I've always seen the Andrews Raid as an ill-conceived farce that had no material military benefit. From the 'raiders' who overslept and missed it to Andrews' impotence in the face of the Confederate train dispatchers, who forced them to wait while southbound military traffic was given priority, the "raid" was a joke.  The little damage they managed to do was temporary and inconsequential. The hero of the story is surely Fuller, the train Guard who took exception to the hi-jacking and who showed conspicuous determination and initiative.  His pursuit left the Raiders no time or opportunity to achieve any of their objectives and he eventually ran them to ground, leading to their capture.  

 

For me, the more interesting and significant event was Grierson's Raid.  This is event that inspired The Horse Soldiers, a film I have seen and, indeed, cherish as a firm favourite, though it is a highly fictionalised account.  Whereas John Wayne's tough and irascible Colonel Marlowe was an railroad engineer who started out "driving hand spikes at 10 cents a day", IIRC, the real Colonel Grierson was a music teacher!

 

Grierson's Raid was a thoroughly worthwhile exercise, not just a great story.
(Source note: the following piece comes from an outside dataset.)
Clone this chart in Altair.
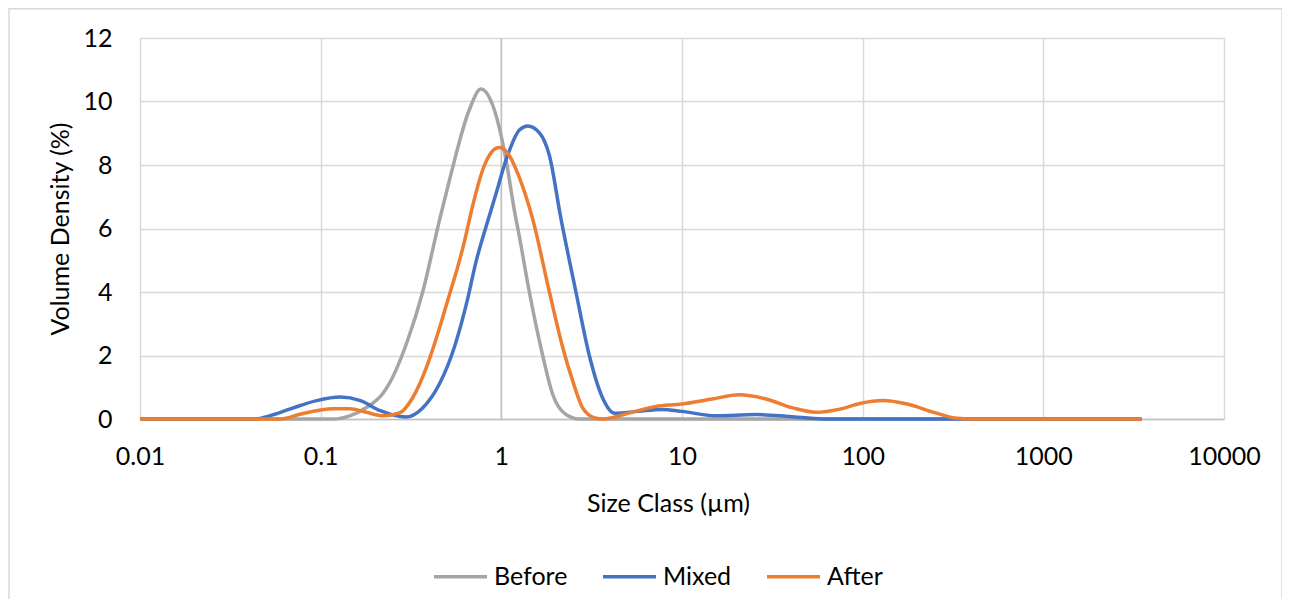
import altair as alt
import pandas as pd

series_names = ["Before", "Mixed", "After"]
series_colors = ["#A5A5A5", "#4472C4", "#ED7D31"]

before_size = [0.01, 0.117, 0.145, 0.179, 0.222, 0.24, 0.303, 0.367, 0.454, 0.515,
               0.665, 0.77, 0.914, 1.062, 1.18, 1.259, 1.429, 1.694, 1.923, 2.28,
               2.69, 3500]
before_vol = [0, 0, 0.1, 0.36, 0.82, 1.12, 2.48, 4.0, 6.25, 7.5,
              9.74, 10.39, 9.74, 8.16, 6.58, 5.74, 4.0, 2.0, 0.78, 0.14,
              0, 0]

mixed_size = [0.01, 0.044, 0.052, 0.068, 0.095, 0.128, 0.166, 0.214, 0.295, 0.367,
              0.454, 0.55, 0.652, 0.724, 0.822, 0.935, 1.062, 1.259, 1.4, 1.622,
              1.845, 2.138, 2.588, 3.069, 3.631, 4.246, 5.7, 7.73, 10, 15.3, 25.7,
              39.4, 60, 3500]
mixed_vol = [0, 0, 0.1, 0.32, 0.58, 0.69, 0.58, 0.26, 0.06, 0.35,
             1.1, 2.27, 3.8, 4.95, 6.05, 7.1, 8.16, 9.1, 9.23, 9.02,
             8.3, 6.31, 4.0, 2.0, 0.67, 0.18, 0.24, 0.3, 0.24, 0.1, 0.14,
             0.08, 0, 0]

after_size = [0.01, 0.06, 0.078, 0.117, 0.145, 0.179, 0.222, 0.273, 0.323, 0.391,
              0.454, 0.515, 0.573, 0.624, 0.693, 0.789, 0.881, 0.975, 1.107, 1.259,
              1.489, 1.845, 2.183, 2.483, 2.818, 3.311, 3.631, 5.26, 7.1, 10, 14.7,
              20.7, 29.2, 41, 55.3, 74.8, 96.6, 130, 176, 248, 334, 400, 3500]
after_vol = [0, 0, 0.16, 0.32, 0.32, 0.21, 0.1, 0.19, 0.67, 1.73,
             2.85, 3.9, 4.78, 5.58, 6.7, 7.85, 8.4, 8.55, 8.3, 7.6,
             6.31, 4.0, 2.27, 1.2, 0.35, 0.03, 0, 0.21, 0.39, 0.47, 0.63,
             0.76, 0.63, 0.35, 0.21, 0.31, 0.49, 0.58, 0.47, 0.21, 0.02, 0, 0]

x_ticks = [0.01, 0.1, 1, 10, 100, 1000, 10000]
y_ticks = [0, 2, 4, 6, 8, 10, 12]

rows = []
for name, sizes, vols in [("Before", before_size, before_vol),
                          ("Mixed", mixed_size, mixed_vol),
                          ("After", after_size, after_vol)]:
    for s, v in zip(sizes, vols):
        rows.append({"Sample": name, "Size": s, "Volume": v})
df = pd.DataFrame(rows)

W, H = 1084, 381
FONT = "Lato"
FS = 25

x_scale = alt.Scale(type="log", domain=[0.01, 10000], nice=False)
y_scale = alt.Scale(domain=[0, 12], nice=False)

frame = alt.Chart(pd.DataFrame({"a": [0]})).mark_rect(
    fillOpacity=0, stroke="#D9D9D9", strokeWidth=1.5
).encode(
    x=alt.value(-131), x2=alt.value(1142), y=alt.value(-29.25), y2=alt.value(700)
)

axis_rule = alt.Chart(pd.DataFrame({"x": [1]})).mark_rule(
    color="#BFBFBF", strokeWidth=1.5
).encode(
    x=alt.X("x:Q", scale=x_scale),
    y=alt.value(0), y2=alt.value(H)
)

lines = alt.Chart(df).mark_line(strokeWidth=3.5, interpolate="monotone").encode(
    x=alt.X("Size:Q", scale=x_scale,
            axis=alt.Axis(values=x_ticks, format="~g", title="Size Class (µm)",
                          grid=True, gridColor="#D9D9D9", gridWidth=1.5,
                          domain=True, domainColor="#BFBFBF", domainWidth=1.5,
                          ticks=False, tickSize=0,
                          labelFont=FONT, labelFontSize=FS, labelColor="#000000",
                          labelBaseline="middle", labelPadding=37,
                          labelFlush=False, labelOverlap=False,
                          titleFont=FONT, titleFontSize=FS, titleFontWeight="normal",
                          titleColor="#000000", titleX=528, titleY=84,
                          titleBaseline="middle", titleAlign="center")),
    y=alt.Y("Volume:Q", scale=y_scale,
            axis=alt.Axis(values=y_ticks, title="Volume Density (%)",
                          grid=True, gridColor="#D9D9D9", gridWidth=1.5,
                          domain=False, ticks=False, tickSize=0,
                          labelFont=FONT, labelFontSize=FS, labelColor="#000000",
                          labelBaseline="middle", labelPadding=28, labelFlush=False,
                          titleFont=FONT, titleFontSize=FS, titleFontWeight="normal",
                          titleColor="#000000", titleX=-80, titleY=H / 2,
                          titleAngle=270, titleBaseline="middle", titleAlign="center")),
    color=alt.Color("Sample:N", sort=series_names,
                    scale=alt.Scale(domain=series_names, range=series_colors),
                    legend=alt.Legend(title=None, orient="none", direction="horizontal",
                                      legendX=292, legendY=510,
                                      symbolType="stroke", symbolSize=2809,
                                      symbolStrokeWidth=3.5, labelOffset=5,
                                      columnPadding=28,
                                      labelFont=FONT, labelFontSize=FS,
                                      labelColor="#000000")),
)

chart = alt.layer(frame, axis_rule, lines).properties(
    width=W, height=H,
    padding={"left": 132, "top": 30, "right": 58, "bottom": 180},
    autosize=alt.AutoSizeParams(type="none"),
).configure_view(stroke=None)

chart.save("out.html", embed_options={"renderer": "svg", "actions": False})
Take it away Wiki:

 

Grierson and his 1,700 horse troopers ... rode over six hundred miles through hostile territory ..., over routes no Union soldier had traveled before. They tore up railroads and burned crossties, freed slaves, burned Confederate storehouses, destroyed locomotives and commissary stores, ripped up bridges and trestles, burned buildings, and inflicted ten times the casualties they received, all while detachments of his troops made feints confusing the Confederates as to his actual whereabouts, intent and direction. Total casualties for Grierson's Brigade during the raid were three killed, seven wounded, and nine missing. Five sick and wounded men were left behind along the route, too ill to continue.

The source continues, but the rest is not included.